Chaque année, ECPAT International collabore avec d'autres organisations non gouvernementales, le gouvernement et l'UNICEF pour organiser un Congrès mondial contre l'exploitation sexuelle des enfants et des adolescents.

ONUDC, Référentiel d'aide à la lutte contre la traite des personnes Chapitre 9: Prévention de la traite des personnes (2008)

Lois et politiques visant à réduire la traite dans le secteur commercial et le secteur militaire

Plusieurs traités internationaux et documents d'orientation ont été adoptés qui contribuent directement ou indirectement à réduire la traite et les facteurs qui la favorisent dans les secteurs commercial et militaire, par exemple:

  • L’article 12 de la Convention des Nations Unies contre la corruption de 2003 stipule que les états devront prendre des mesures pour la “promotion de l’élaboration de normes et procédures visant à préserver l’intégrité des entités privées concernées, y compris de codes de conduite pour que les entreprises et toutes les professions concernées exercent leurs activités de manière correcte, honorable et adéquate, pour prévenir les conflits d’intérêts et pour encourager l’application de bonnes pratiques commerciales par les entreprises entre elles ainsi que dans leurs relations contractuelles avec l’État ”.
  • En 2011, le Haut-commissariat aux droits de l’homme des Nations Unies a publié les Principes directeurs relatifs aux entreprises et aux droits de l'homme:
      • “Les obligations existantes qui incombent aux États de respecter, protéger et mettre en œuvre les droits de l’homme et les libertés fondamentales;
      • Le rôle dévolu aux entreprises en qualité d’organes spécialisés de la société remplissant des fonctions particulières, tenues de se conformer à toutes les lois applicables et de respecter les droits de l’homme;
      • La nécessité que les droits et obligations s’accompagnent des voies de recours appropriées et efficaces en cas de violation.

    Les Principes directeurs s’appliquent à tous les États et à toutes les entreprises commerciales, transnationales ou autres, indépendamment de leur taille, de leur secteur, de leur lieu d’implantation, de leur régime de propriété et de leur structure”.

    • L’Article 2(3) du Code mondial d’éthique du tourisme de l’Organisation mondiale du tourisme stipule que “L'exploitation des êtres humains sous toutes ses formes, notamment sexuelle, et spécialement lorsqu’elle s’applique aux enfants, porte atteinte aux objectifs fondamentaux du tourisme et constitue la négation de celui-ci ; à ce titre, conformément au droit international, elle doit être rigoureusement combattue avec la coopération de tous les États concernés et sanctionnée sans concession par les législations nationales tant des pays visités que de ceux des auteurs de ces actes, quand bien même ces derniers sont accomplis à l’étranger.”.

    Des politiques et lois similaires ont été adoptées pour punir les membres des forces armées qui se livrent à la traite ou à des activités d'exploitation similaires.

    La Politique de l'OTAN relative à la lutte contre la traite des personnes de 2004 “tient compte de la condamnation universelle du crime de traite des personnes et réaffirme que cela constitue une violation grave des droits de l'homme, en particulier des femmes et des enfants. […] Cette forme moderne de commerce d’esclaves alimente la corruption et la criminalité organisée.
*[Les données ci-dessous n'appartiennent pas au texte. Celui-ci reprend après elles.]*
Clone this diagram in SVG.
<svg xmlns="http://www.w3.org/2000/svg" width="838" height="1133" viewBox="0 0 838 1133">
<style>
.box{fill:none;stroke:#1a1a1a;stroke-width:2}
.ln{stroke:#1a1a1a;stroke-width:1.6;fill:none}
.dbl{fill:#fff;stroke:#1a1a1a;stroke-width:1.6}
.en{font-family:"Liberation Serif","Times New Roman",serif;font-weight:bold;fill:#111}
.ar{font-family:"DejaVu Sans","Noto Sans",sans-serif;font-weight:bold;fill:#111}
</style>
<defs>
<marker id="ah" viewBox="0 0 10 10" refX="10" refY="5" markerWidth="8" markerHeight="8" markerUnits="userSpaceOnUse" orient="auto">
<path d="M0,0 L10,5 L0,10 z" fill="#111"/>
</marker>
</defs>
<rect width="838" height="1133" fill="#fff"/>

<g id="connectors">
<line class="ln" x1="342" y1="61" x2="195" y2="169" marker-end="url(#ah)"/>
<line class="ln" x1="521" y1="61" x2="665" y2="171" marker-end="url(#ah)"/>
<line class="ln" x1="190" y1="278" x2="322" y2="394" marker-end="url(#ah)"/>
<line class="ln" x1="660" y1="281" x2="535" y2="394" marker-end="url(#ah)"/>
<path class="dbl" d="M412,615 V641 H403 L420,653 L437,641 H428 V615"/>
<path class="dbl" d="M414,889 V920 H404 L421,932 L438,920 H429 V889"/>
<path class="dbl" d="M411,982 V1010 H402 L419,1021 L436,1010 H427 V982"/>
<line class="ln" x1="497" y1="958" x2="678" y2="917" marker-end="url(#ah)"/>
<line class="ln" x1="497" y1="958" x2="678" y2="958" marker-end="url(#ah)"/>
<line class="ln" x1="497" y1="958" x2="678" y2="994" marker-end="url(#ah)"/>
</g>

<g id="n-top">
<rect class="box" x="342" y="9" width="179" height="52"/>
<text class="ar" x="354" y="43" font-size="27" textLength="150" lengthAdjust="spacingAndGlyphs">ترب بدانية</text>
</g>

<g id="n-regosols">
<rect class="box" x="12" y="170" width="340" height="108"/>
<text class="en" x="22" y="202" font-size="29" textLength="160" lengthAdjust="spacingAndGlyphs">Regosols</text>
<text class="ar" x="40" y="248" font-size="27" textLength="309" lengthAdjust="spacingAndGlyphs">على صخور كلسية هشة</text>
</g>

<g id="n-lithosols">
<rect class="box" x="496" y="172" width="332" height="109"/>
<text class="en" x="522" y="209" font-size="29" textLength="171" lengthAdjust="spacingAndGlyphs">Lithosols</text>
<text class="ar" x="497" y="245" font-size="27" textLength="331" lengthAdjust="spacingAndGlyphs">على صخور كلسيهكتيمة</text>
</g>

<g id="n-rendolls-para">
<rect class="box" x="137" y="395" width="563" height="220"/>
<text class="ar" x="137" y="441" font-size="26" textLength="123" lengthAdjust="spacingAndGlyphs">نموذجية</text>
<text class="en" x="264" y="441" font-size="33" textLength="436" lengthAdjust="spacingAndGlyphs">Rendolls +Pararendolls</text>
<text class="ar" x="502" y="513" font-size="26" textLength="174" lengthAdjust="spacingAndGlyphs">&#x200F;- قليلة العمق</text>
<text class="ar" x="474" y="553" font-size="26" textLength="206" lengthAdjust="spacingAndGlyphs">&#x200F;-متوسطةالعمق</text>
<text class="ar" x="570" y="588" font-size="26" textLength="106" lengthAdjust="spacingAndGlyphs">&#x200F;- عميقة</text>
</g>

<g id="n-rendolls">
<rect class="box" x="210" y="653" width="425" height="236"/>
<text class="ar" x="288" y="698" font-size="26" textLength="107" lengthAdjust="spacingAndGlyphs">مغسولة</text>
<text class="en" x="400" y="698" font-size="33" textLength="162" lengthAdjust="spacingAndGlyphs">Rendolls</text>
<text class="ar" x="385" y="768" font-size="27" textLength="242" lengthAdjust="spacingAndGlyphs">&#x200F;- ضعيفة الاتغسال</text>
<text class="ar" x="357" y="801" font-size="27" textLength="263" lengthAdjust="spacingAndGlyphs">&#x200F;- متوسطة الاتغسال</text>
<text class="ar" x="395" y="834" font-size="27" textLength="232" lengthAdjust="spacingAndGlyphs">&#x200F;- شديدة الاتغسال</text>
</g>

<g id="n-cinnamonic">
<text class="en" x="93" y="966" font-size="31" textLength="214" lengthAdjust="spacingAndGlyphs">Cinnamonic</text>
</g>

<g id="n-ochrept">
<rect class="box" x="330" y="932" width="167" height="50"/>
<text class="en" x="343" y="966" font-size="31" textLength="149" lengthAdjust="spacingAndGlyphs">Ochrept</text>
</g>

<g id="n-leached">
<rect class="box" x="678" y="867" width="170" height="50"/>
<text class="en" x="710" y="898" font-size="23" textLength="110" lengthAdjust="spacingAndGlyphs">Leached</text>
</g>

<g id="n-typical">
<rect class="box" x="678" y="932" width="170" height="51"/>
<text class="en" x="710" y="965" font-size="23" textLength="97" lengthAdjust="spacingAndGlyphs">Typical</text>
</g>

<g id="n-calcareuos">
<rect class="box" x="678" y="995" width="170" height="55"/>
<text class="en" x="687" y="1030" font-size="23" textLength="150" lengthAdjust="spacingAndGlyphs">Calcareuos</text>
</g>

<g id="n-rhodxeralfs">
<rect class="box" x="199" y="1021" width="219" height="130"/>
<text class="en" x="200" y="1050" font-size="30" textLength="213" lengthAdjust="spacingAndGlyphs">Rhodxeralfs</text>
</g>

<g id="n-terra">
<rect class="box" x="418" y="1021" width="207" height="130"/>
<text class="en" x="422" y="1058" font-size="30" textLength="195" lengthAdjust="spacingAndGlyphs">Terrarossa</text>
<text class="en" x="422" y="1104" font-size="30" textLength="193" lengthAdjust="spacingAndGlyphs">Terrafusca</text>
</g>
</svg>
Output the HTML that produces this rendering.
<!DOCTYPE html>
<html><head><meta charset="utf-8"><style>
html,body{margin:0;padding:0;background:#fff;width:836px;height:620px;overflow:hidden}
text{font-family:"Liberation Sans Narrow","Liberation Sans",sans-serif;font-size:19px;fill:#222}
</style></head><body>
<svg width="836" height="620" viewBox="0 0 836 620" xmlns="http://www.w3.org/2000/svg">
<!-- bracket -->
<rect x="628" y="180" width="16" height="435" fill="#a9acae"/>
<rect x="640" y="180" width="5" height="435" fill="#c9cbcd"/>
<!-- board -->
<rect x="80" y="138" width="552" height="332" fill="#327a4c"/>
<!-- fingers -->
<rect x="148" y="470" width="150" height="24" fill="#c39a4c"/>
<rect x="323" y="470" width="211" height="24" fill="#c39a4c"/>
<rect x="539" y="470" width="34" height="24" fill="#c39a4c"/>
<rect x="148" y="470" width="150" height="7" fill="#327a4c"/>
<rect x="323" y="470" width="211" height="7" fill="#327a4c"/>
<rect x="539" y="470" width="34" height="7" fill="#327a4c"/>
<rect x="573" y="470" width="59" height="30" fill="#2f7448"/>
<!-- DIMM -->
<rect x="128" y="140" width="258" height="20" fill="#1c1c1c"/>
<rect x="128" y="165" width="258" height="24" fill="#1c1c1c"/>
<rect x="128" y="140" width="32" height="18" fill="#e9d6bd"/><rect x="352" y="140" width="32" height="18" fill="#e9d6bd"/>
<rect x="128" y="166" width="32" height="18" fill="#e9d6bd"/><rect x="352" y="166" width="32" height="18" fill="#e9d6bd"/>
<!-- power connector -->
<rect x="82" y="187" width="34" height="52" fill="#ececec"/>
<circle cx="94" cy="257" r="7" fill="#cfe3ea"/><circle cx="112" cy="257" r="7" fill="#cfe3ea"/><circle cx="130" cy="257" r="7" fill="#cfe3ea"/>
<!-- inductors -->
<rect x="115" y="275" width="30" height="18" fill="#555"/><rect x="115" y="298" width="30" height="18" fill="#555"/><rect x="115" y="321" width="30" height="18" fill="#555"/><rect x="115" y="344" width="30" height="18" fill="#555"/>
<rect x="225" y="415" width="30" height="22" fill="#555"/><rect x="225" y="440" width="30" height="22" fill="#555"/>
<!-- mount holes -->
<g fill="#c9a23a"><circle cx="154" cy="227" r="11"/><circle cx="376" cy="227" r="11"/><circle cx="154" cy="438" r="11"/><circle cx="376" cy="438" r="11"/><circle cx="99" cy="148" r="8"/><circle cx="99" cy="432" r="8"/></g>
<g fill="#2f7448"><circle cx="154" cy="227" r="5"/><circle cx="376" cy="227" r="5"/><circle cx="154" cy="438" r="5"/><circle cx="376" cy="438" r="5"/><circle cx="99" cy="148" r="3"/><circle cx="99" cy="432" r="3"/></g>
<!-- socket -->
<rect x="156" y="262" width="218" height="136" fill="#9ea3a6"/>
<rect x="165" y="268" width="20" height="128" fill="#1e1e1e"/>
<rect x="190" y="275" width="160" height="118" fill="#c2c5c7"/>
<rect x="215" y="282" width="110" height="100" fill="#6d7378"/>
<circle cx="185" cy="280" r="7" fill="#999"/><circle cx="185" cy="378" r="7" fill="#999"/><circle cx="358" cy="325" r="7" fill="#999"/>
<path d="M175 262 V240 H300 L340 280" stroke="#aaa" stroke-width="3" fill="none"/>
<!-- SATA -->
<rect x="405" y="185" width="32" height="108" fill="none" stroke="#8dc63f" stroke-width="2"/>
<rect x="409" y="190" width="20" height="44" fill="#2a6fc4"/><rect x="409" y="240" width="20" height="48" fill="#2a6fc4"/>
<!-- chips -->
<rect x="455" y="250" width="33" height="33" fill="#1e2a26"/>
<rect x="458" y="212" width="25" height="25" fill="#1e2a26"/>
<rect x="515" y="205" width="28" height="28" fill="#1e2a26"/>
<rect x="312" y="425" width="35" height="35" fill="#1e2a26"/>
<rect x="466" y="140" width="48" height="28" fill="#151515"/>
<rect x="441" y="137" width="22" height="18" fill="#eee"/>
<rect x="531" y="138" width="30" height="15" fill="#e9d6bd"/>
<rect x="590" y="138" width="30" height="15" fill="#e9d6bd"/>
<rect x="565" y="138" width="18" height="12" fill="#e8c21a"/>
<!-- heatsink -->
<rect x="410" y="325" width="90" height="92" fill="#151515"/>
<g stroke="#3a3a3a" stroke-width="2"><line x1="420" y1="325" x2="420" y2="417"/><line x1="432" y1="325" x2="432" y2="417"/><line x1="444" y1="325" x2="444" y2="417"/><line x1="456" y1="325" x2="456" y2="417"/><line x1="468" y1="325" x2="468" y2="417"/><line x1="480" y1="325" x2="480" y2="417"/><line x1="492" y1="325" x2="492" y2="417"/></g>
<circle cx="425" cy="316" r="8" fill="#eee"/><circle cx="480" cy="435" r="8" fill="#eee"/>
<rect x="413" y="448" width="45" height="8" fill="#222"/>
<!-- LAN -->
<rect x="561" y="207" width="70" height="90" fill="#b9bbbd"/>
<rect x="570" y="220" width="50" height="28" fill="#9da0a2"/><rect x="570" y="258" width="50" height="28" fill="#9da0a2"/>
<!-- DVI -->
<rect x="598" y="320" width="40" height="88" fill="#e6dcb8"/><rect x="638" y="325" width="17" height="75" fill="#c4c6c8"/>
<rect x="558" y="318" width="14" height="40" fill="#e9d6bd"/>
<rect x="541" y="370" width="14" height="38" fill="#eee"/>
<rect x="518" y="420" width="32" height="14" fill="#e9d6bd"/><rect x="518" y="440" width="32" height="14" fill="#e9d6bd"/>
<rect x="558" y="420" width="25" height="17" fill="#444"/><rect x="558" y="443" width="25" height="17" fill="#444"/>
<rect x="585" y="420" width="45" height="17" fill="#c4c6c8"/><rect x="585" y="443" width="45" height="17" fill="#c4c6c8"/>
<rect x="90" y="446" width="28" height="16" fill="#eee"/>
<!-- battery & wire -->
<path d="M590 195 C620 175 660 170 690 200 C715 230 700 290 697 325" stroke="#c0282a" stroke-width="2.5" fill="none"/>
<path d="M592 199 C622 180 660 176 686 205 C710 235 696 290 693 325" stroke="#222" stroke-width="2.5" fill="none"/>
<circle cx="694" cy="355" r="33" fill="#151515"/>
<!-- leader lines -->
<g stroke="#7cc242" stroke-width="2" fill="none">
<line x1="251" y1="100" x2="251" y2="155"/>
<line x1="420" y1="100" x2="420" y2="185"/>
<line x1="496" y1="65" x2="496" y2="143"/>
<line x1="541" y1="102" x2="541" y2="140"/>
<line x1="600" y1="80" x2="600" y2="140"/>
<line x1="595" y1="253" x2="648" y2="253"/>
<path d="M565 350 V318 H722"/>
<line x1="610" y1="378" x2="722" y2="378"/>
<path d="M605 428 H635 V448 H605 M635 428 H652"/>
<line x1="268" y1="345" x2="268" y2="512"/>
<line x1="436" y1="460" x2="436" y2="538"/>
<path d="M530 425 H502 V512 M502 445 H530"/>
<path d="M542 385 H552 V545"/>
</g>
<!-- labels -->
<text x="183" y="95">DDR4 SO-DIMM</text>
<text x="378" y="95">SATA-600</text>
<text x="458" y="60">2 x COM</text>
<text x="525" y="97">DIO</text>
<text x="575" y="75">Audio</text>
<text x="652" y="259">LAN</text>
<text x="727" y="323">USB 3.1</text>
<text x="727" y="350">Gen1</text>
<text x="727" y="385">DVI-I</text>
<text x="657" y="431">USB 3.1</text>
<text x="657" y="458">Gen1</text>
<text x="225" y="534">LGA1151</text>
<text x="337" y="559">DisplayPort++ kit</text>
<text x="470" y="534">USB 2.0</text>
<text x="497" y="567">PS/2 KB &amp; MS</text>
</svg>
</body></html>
Cela pourrait affaiblir et déstabiliser des gouvernements fragiles et aller à l'encontre des objectifs des efforts dirigés par l'OTAN, en particulier dans le sud-est de l'Europe. Une politique de tolérance zéro à l'égard de la traite des personnes de la part des forces et du personnel de l'OTAN, associée à l'éducation et à la formation, est nécessaire ». L'OTAN a élaboré cette politique en concertation avec ses partenaires et les pays contribuant aux opérations conduites par l'OTAN et ils ont convenu «que tout le personnel participant aux opérations dirigées par l'OTAN devrait recevoir une formation appropriée lui permettant de prendre conscience du problème de la traite et de ses incidences sur les droits de l'homme, la stabilité et la sécurité, et d'être informé de leurs conséquences. responsabilités et devoirs propres et responsabilités respectives des organisations internationales dans ce domaine”.